## TO BE DONE:
Images are not part of the copy; transcribe all the data exactly.

___

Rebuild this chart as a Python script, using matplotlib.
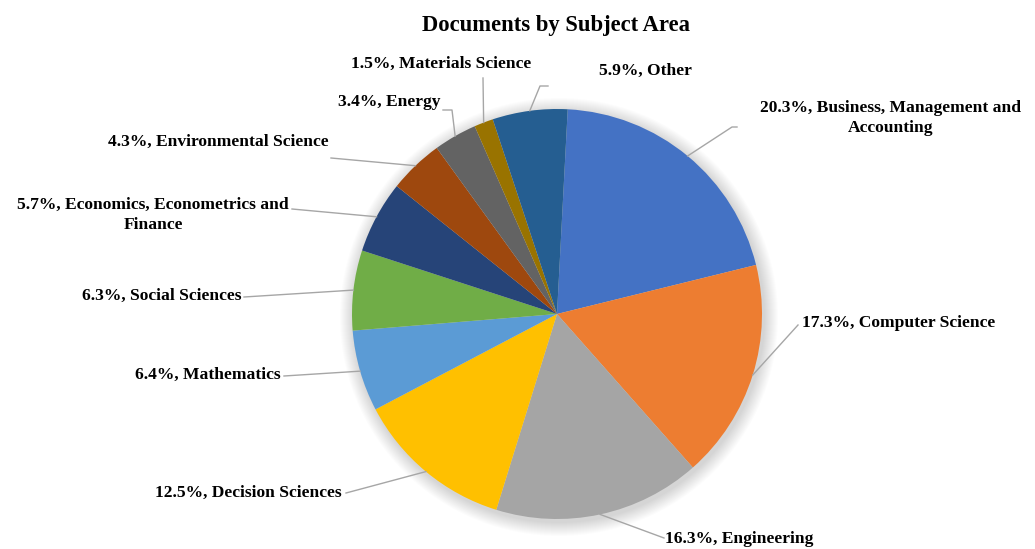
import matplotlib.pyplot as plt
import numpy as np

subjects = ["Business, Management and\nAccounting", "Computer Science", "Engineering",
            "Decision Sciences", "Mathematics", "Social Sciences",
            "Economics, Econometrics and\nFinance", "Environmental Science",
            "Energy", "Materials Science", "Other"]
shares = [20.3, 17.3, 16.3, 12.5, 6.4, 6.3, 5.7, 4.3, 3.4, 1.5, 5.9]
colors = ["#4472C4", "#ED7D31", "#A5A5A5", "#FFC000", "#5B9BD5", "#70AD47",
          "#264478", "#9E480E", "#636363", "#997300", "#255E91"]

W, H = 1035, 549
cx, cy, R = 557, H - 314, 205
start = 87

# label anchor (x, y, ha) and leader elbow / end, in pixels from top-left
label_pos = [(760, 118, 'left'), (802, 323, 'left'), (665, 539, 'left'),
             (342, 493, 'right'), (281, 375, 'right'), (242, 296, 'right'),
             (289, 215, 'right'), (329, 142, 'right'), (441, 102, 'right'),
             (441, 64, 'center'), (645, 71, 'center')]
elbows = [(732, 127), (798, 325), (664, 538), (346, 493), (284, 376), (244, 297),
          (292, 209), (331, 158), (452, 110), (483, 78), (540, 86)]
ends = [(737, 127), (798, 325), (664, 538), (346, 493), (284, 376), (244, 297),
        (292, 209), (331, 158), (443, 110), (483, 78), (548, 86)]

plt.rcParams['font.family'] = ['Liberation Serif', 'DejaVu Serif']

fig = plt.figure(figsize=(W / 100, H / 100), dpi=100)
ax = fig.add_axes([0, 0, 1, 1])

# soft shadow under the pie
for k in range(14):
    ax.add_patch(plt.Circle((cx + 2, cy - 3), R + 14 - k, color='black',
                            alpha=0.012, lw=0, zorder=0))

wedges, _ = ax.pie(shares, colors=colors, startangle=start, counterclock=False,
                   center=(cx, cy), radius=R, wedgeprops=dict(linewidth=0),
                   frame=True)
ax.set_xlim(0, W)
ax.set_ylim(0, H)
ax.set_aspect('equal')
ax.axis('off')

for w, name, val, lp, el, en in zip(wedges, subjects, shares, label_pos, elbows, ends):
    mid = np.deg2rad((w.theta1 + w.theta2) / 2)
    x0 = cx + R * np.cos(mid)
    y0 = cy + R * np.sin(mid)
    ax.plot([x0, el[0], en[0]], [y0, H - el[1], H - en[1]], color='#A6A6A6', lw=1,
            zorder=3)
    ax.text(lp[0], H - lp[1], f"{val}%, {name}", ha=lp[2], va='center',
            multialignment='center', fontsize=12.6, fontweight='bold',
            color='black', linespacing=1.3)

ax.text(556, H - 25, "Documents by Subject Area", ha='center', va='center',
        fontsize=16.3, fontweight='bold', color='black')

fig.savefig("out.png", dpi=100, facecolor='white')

___

## SOLUTION BELOW:
Rebuild this chart as a Python script, using matplotlib.
import matplotlib.pyplot as plt
import numpy as np

subjects = ["Business, Management and\nAccounting", "Computer Science", "Engineering",
            "Decision Sciences", "Mathematics", "Social Sciences",
            "Economics, Econometrics and\nFinance", "Environmental Science",
            "Energy", "Materials Science", "Other"]
shares = [20.3, 17.3, 16.3, 12.5, 6.4, 6.3, 5.7, 4.3, 3.4, 1.5, 5.9]
colors = ["#4472C4", "#ED7D31", "#A5A5A5", "#FFC000", "#5B9BD5", "#70AD47",
          "#264478", "#9E480E", "#636363", "#997300", "#255E91"]

W, H = 1035, 549
cx, cy, R = 557, H - 314, 205
start = 87

# label anchor (x, y, ha) and leader elbow / end, in pixels from top-left
label_pos = [(760, 118, 'left'), (802, 323, 'left'), (665, 539, 'left'),
             (342, 493, 'right'), (281, 375, 'right'), (242, 296, 'right'),
             (289, 215, 'right'), (329, 142, 'right'), (441, 102, 'right'),
             (441, 64, 'center'), (645, 71, 'center')]
elbows = [(732, 127), (798, 325), (664, 538), (346, 493), (284, 376), (244, 297),
          (292, 209), (331, 158), (452, 110), (483, 78), (540, 86)]
ends = [(737, 127), (798, 325), (664, 538), (346, 493), (284, 376), (244, 297),
        (292, 209), (331, 158), (443, 110), (483, 78), (548, 86)]

plt.rcParams['font.family'] = ['Liberation Serif', 'DejaVu Serif']

fig = plt.figure(figsize=(W / 100, H / 100), dpi=100)
ax = fig.add_axes([0, 0, 1, 1])

# soft shadow under the pie
for k in range(14):
    ax.add_patch(plt.Circle((cx + 2, cy - 3), R + 14 - k, color='black',
                            alpha=0.012, lw=0, zorder=0))

wedges, _ = ax.pie(shares, colors=colors, startangle=start, counterclock=False,
                   center=(cx, cy), radius=R, wedgeprops=dict(linewidth=0),
                   frame=True)
ax.set_xlim(0, W)
ax.set_ylim(0, H)
ax.set_aspect('equal')
ax.axis('off')

for w, name, val, lp, el, en in zip(wedges, subjects, shares, label_pos, elbows, ends):
    mid = np.deg2rad((w.theta1 + w.theta2) / 2)
    x0 = cx + R * np.cos(mid)
    y0 = cy + R * np.sin(mid)
    ax.plot([x0, el[0], en[0]], [y0, H - el[1], H - en[1]], color='#A6A6A6', lw=1,
            zorder=3)
    ax.text(lp[0], H - lp[1], f"{val}%, {name}", ha=lp[2], va='center',
            multialignment='center', fontsize=12.6, fontweight='bold',
            color='black', linespacing=1.3)

ax.text(556, H - 25, "Documents by Subject Area", ha='center', va='center',
        fontsize=16.3, fontweight='bold', color='black')

fig.savefig("out.png", dpi=100, facecolor='white')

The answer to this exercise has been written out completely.